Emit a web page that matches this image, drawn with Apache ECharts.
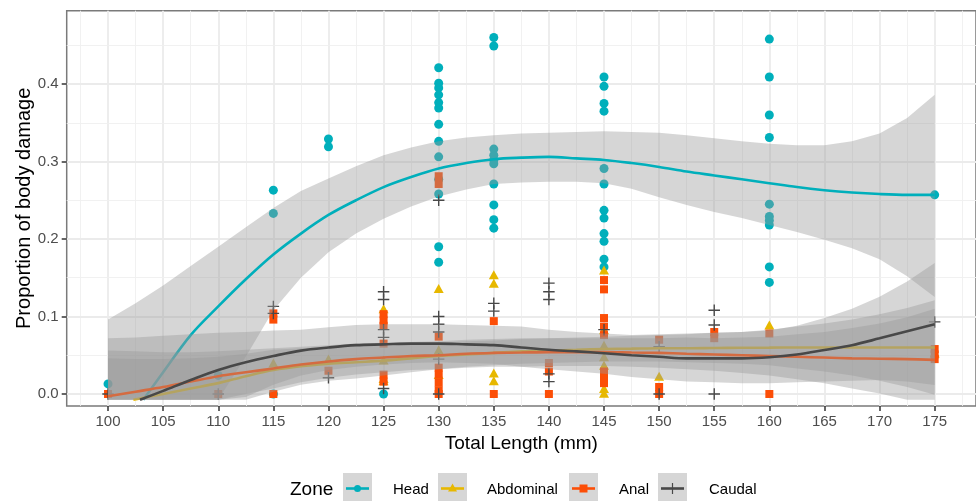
<!DOCTYPE html>
<html><head><meta charset="utf-8">
<script src="https://cdn.jsdelivr.net/npm/echarts@6/dist/echarts.min.js"></script>
<style>html,body{margin:0;padding:0;background:#fff}#c{width:976px;height:501px}</style>
</head><body><div id="c"></div>
<script>
// ---------- tick labels ----------
const xTicks = [100,105,110,115,120,125,130,135,140,145,150,155,160,165,170,175];
const xMinor = [97.5,102.5,107.5,112.5,117.5,122.5,127.5,132.5,137.5,142.5,147.5,152.5,157.5,162.5,167.5,172.5,177.5];
const yTicks = [0,0.1,0.2,0.3,0.4];
const yMinor = [0.05,0.15,0.25,0.35,0.45];
const zones = ['Head','Abdominal','Anal','Caudal'];

// ---------- observed points [length, proportion] ----------
const headPts = [[100,0.013],[110,0.024],[115,0.263],[115,0.233],[115,0.0],[120,0.329],[120,0.319],[125,0.0],
 [130,0.421],[130,0.401],[130,0.395],[130,0.386],[130,0.376],[130,0.369],[130,0.348],[130,0.326],[130,0.306],[130,0.277],[130,0.258],[130,0.190],[130,0.170],
 [135,0.460],[135,0.449],[135,0.316],[135,0.308],[135,0.302],[135,0.297],[135,0.271],[135,0.244],[135,0.225],[135,0.214],
 [145,0.409],[145,0.397],[145,0.375],[145,0.365],[145,0.291],[145,0.271],[145,0.237],[145,0.227],[145,0.207],[145,0.197],[145,0.174],[145,0.164],
 [160,0.458],[160,0.409],[160,0.360],[160,0.331],[160,0.245],[160,0.229],[160,0.224],[160,0.218],[160,0.164],[160,0.144],
 [175,0.257]];
const abdPts = [[115,0.040],[120,0.045],[125,0.110],[125,0.044],[125,0.020],[125,0.017],[130,0.136],[130,0.057],[130,0.025],
 [135,0.154],[135,0.143],[135,0.027],[135,0.017],[145,0.160],[145,0.083],[145,0.063],[145,0.048],[145,0.037],[145,0.007],[145,0.001],
 [150,0.023],[160,0.089],[175,0.053]];
const analPts = [[100,0.0],[110,0.0],[115,0.104],[115,0.096],[115,0.0],[120,0.030],
 [125,0.103],[125,0.095],[125,0.088],[125,0.065],[125,0.025],[125,0.016],
 [130,0.281],[130,0.271],[130,0.074],[130,0.034],[130,0.025],[130,0.015],[130,0.005],[130,0.0],
 [135,0.094],[135,0.0],[140,0.040],[140,0.029],[140,0.0],
 [145,0.147],[145,0.135],[145,0.098],[145,0.087],[145,0.076],[145,0.029],[145,0.020],[145,0.014],
 [150,0.070],[150,0.009],[150,0.0],[155,0.080],[155,0.072],[160,0.078],[160,0.0],[175,0.058],[175,0.051],[175,0.045]];
const caudPts = [[100,0.0],[110,0.0],[115,0.113],[115,0.104],[120,0.021],
 [125,0.132],[125,0.122],[125,0.083],[125,0.073],[125,0.007],
 [130,0.250],[130,0.100],[130,0.090],[130,0.080],[130,0.045],[130,0.0],
 [135,0.117],[135,0.107],[140,0.143],[140,0.132],[140,0.122],[140,0.026],[140,0.016],
 [145,0.083],[150,0.061],[150,0.0],[155,0.108],[155,0.089],[155,0.0],[175,0.093]];

// ---------- smoothed fits ----------
const fitX = [100,102.5,105,107.5,110,112.5,115,117.5,120,122.5,125,127.5,130,132.5,135,137.5,140,142.5,145,147.5,150,152.5,155,157.5,160,162.5,165,167.5,170,172.5,175];
const headFitX = [103.2,105,107.5,110,112.5,115,117.5,120,122.5,125,127.5,130,132.5,135,137.5,140,142.5,145,147.5,150,152.5,155,157.5,160,162.5,165,167.5,170,172.5,175];
const headFit = [-0.0075,0.028,0.076,0.113,0.148,0.180,0.207,0.231,0.250,0.267,0.280,0.291,0.298,0.303,0.305,0.306,0.304,0.302,0.298,0.293,0.287,0.282,0.277,0.272,0.267,0.263,0.260,0.258,0.257,0.257];
const headHi = [0.096,0.117,0.140,0.165,0.190,0.215,0.240,0.262,0.278,0.294,0.308,0.318,0.326,0.331,0.334,0.336,0.337,0.338,0.339,0.338,0.337,0.334,0.330,0.326,0.323,0.321,0.321,0.326,0.336,0.356,0.386];
const headLo = [-0.0075,-0.0075,-0.0075,-0.0075,-0.0075,0.048,0.108,0.150,0.183,0.207,0.226,0.242,0.255,0.264,0.271,0.273,0.274,0.274,0.272,0.265,0.254,0.244,0.235,0.227,0.218,0.209,0.199,0.188,0.174,0.152,0.125];

const abdFitX = [102.3,105,107.5,110,112.5,115,117.5,120,122.5,125,127.5,130,132.5,135,137.5,140,142.5,145,147.5,150,152.5,155,157.5,160,162.5,165,167.5,170,172.5,175];
const abdFit = [-0.0075,0.000,0.007,0.014,0.023,0.031,0.036,0.039,0.041,0.043,0.046,0.049,0.051,0.053,0.055,0.056,0.057,0.058,0.0585,0.059,0.059,0.0594,0.0596,0.0598,0.060,0.060,0.060,0.060,0.060,0.060];
const abdHi = [0.046,0.045,0.045,0.046,0.048,0.052,0.057,0.059,0.061,0.062,0.062,0.064,0.066,0.068,0.069,0.071,0.072,0.073,0.074,0.075,0.076,0.077,0.079,0.080,0.083,0.087,0.091,0.096,0.103,0.111,0.121];
const abdLo = [-0.0075,-0.0075,-0.0075,-0.0075,-0.0075,-0.0075,0.003,0.012,0.017,0.020,0.024,0.028,0.032,0.035,0.037,0.039,0.040,0.041,0.042,0.042,0.042,0.041,0.040,0.039,0.037,0.033,0.029,0.024,0.017,0.009,-0.001];

const analFit = [-0.003,0.003,0.009,0.016,0.023,0.028,0.033,0.038,0.042,0.045,0.047,0.049,0.050,0.052,0.053,0.0535,0.054,0.054,0.054,0.0535,0.053,0.052,0.051,0.050,0.049,0.048,0.047,0.046,0.0455,0.045,0.044];
const analHi = [0.056,0.055,0.054,0.054,0.055,0.057,0.059,0.061,0.063,0.065,0.066,0.067,0.068,0.070,0.071,0.072,0.072,0.072,0.072,0.072,0.072,0.073,0.072,0.073,0.074,0.077,0.080,0.085,0.091,0.099,0.110];
const analLo = [-0.0075,-0.0075,-0.0075,-0.0075,-0.0075,0.000,0.007,0.015,0.021,0.025,0.028,0.031,0.032,0.034,0.035,0.035,0.036,0.036,0.036,0.035,0.034,0.032,0.030,0.027,0.024,0.019,0.014,0.007,0.0005,-0.0075,-0.0075];

const caudFitX = [102.9,105,107.5,110,112.5,115,117.5,120,122.5,125,127.5,130,132.5,135,137.5,140,142.5,145,147.5,150,152.5,155,157.5,160,162.5,165,167.5,170,172.5,175];
const caudFit = [-0.0075,0.004,0.018,0.031,0.041,0.049,0.056,0.060,0.063,0.064,0.065,0.065,0.064,0.063,0.060,0.057,0.055,0.0525,0.050,0.048,0.046,0.046,0.046,0.0474,0.051,0.0568,0.063,0.0718,0.081,0.090];
const caudHi = [0.072,0.073,0.075,0.077,0.079,0.080,0.082,0.083,0.086,0.089,0.090,0.090,0.090,0.089,0.088,0.087,0.083,0.080,0.078,0.076,0.077,0.078,0.079,0.080,0.082,0.088,0.098,0.110,0.1255,0.145,0.169];
const caudLo = [-0.0075,-0.0075,-0.0075,-0.0075,-0.0075,-0.004,0.012,0.024,0.031,0.035,0.038,0.040,0.041,0.040,0.039,0.035,0.032,0.029,0.026,0.022,0.019,0.016,0.015,0.014,0.014,0.015,0.016,0.017,0.018,0.016,0.0116];

// ---------- styling ----------
const FONT = 'Liberation Sans, Arial, sans-serif';
const colors = {Head:'#00AFBB', Abdominal:'#E7B800', Anal:'#FC4E07', Caudal:'#484848'};
const RIBBON = 'rgba(153,153,153,0.4)';
const PLUS = 'path://M4.4,0H5.6V4.4H10V5.6H5.6V10H4.4V5.6H0V4.4H4.4Z';

const zip = (xs, ys) => xs.map((x, i) => [x, ys[i]]);

function ribbon(xs, lo, hi, z) {
  return {
    type: 'custom', silent: true, z: z, data: [[xs[0], lo[0]]],
    renderItem: function (p, api) {
      const pts = [];
      for (let i = 0; i < xs.length; i++) pts.push(api.coord([xs[i], hi[i]]));
      for (let i = xs.length - 1; i >= 0; i--) pts.push(api.coord([xs[i], lo[i]]));
      return {type: 'polygon', shape: {points: pts}, style: {fill: RIBBON}};
    }
  };
}
function fitLine(xs, ys, color, z) {
  return {type: 'line', silent: true, z: z, data: zip(xs, ys), showSymbol: false, symbol: 'none',
    smooth: 0.35, lineStyle: {color: color, width: 2.6}, clip: true};
}
function pts(data, symbol, size, color) {
  return {type: 'scatter', silent: true, z: 2, data: data, symbol: symbol, symbolSize: size,
    itemStyle: {color: color, opacity: 1}};
}

const gridLines = [];
xTicks.forEach(v => gridLines.push({xAxis: v, lineStyle: {color: '#EBEBEB', width: 1.8, type: 'solid'}}));
xMinor.forEach(v => gridLines.push({xAxis: v, lineStyle: {color: '#EFEFEF', width: 0.9, type: 'solid'}}));
yTicks.forEach(v => gridLines.push({yAxis: v, lineStyle: {color: '#EBEBEB', width: 1.8, type: 'solid'}}));
yMinor.forEach(v => gridLines.push({yAxis: v, lineStyle: {color: '#EFEFEF', width: 0.9, type: 'solid'}}));

// ---------- legend (graphic) ----------
const keyX = [343, 438, 569, 658];
const labX = [393, 487, 619, 709];
const legend = [{type: 'text', x: 290, y: 490, style: {text: 'Zone', fontSize: 19, fontFamily: FONT, fill: '#000', verticalAlign: 'middle'}}];
zones.forEach((z, i) => {
  const kx = keyX[i], cy = 488.5, cx = kx + 14.5, col = colors[z];
  legend.push({type: 'rect', shape: {x: kx, y: 473, width: 29, height: 29}, style: {fill: '#D6D6D6'}});
  legend.push({type: 'line', shape: {x1: kx + 3, y1: cy, x2: kx + 26, y2: cy}, style: {stroke: col, lineWidth: 2.6}});
  if (z === 'Head') legend.push({type: 'circle', shape: {cx: cx, cy: cy, r: 3.5}, style: {fill: col}});
  if (z === 'Abdominal') legend.push({type: 'polygon', shape: {points: [[cx, cy - 5], [cx + 4.5, cy + 3], [cx - 4.5, cy + 3]]}, style: {fill: col}});
  if (z === 'Anal') legend.push({type: 'rect', shape: {x: cx - 4, y: cy - 4, width: 8, height: 8}, style: {fill: col}});
  if (z === 'Caudal') legend.push({type: 'line', shape: {x1: cx, y1: cy - 5.5, x2: cx, y2: cy + 5.5}, style: {stroke: col, lineWidth: 1.2}});
  legend.push({type: 'text', x: labX[i], y: 490, style: {text: z, fontSize: 15, fontFamily: FONT, fill: '#000', verticalAlign: 'middle'}});
});

const chart = echarts.init(document.getElementById('c'), null, {renderer: 'canvas'});
chart.setOption({
  animation: false,
  backgroundColor: '#fff',
  grid: {left: 66.7, top: 10.7, width: 912.5, height: 395.3, show: true, borderColor: '#7a7a7a', borderWidth: 1.5, backgroundColor: 'transparent'},
  xAxis: {
    type: 'value', min: 96.25, max: 178.75, splitNumber: 16,
    name: 'Total Length (mm)', nameLocation: 'middle', nameGap: 26,
    nameTextStyle: {fontSize: 19, color: '#000', fontFamily: FONT},
    axisLine: {show: false, onZero: false},
    axisTick: {show: true, length: 5, customValues: xTicks, lineStyle: {color: '#333', width: 1.5}},
    axisLabel: {customValues: xTicks, margin: 8, fontSize: 15, color: '#4D4D4D', fontFamily: FONT,
      formatter: v => (Math.abs(v % 5) < 1e-9 ? String(v) : '')},
    splitLine: {show: false}, minorSplitLine: {show: false}
  },
  yAxis: {
    type: 'value', min: -0.0155, max: 0.4946, splitNumber: 5,
    name: 'Proportion of body damage', nameLocation: 'middle', nameGap: 32, nameRotate: 90,
    nameMoveOverlap: false,
    nameTextStyle: {fontSize: 20, color: '#000', fontFamily: FONT},
    axisLine: {show: false, onZero: false},
    axisTick: {show: true, length: 5, customValues: yTicks, lineStyle: {color: '#333', width: 1.5}},
    axisLabel: {customValues: yTicks, margin: 8, fontSize: 15, color: '#4D4D4D', fontFamily: FONT,
      formatter: v => (Math.abs(Math.round(v * 10) - v * 10) < 1e-6 ? v.toFixed(1) : '')},
    splitLine: {show: false}
  },
  graphic: legend,
  series: [
    {type: 'line', data: [], silent: true, z: 0,
      markLine: {silent: true, z: 0, symbol: ['none', 'none'], animation: false, label: {show: false}, data: gridLines}},
    pts(headPts, 'circle', 9, colors.Head),
    pts(abdPts, 'triangle', [10, 9], colors.Abdominal),
    pts(analPts, 'rect', [8, 8], colors.Anal),
    pts(caudPts, PLUS, 11.5, colors.Caudal),
    ribbon(fitX, headLo, headHi, 3),
    fitLine(headFitX, headFit, colors.Head, 4),
    ribbon(fitX, abdLo, abdHi, 5),
    fitLine(abdFitX, abdFit, colors.Abdominal, 6),
    ribbon(fitX, analLo, analHi, 7),
    fitLine(fitX, analFit, colors.Anal, 8),
    ribbon(fitX, caudLo, caudHi, 9),
    fitLine(caudFitX, caudFit, colors.Caudal, 10)
  ]
});
</script>
</body></html>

--*--

→ **Your goal**
Write out the lines from the start of the material to the line with "const zones = ['Head','Abdominal','Anal','Caudal'];", inclusive and exactly. Skip the pictures.

→ **Solution below**
Emit a web page that matches this image, drawn with Apache ECharts.
<!DOCTYPE html>
<html><head><meta charset="utf-8">
<script src="https://cdn.jsdelivr.net/npm/echarts@6/dist/echarts.min.js"></script>
<style>html,body{margin:0;padding:0;background:#fff}#c{width:976px;height:501px}</style>
</head><body><div id="c"></div>
<script>
// ---------- tick labels ----------
const xTicks = [100,105,110,115,120,125,130,135,140,145,150,155,160,165,170,175];
const xMinor = [97.5,102.5,107.5,112.5,117.5,122.5,127.5,132.5,137.5,142.5,147.5,152.5,157.5,162.5,167.5,172.5,177.5];
const yTicks = [0,0.1,0.2,0.3,0.4];
const yMinor = [0.05,0.15,0.25,0.35,0.45];
const zones = ['Head','Abdominal','Anal','Caudal'];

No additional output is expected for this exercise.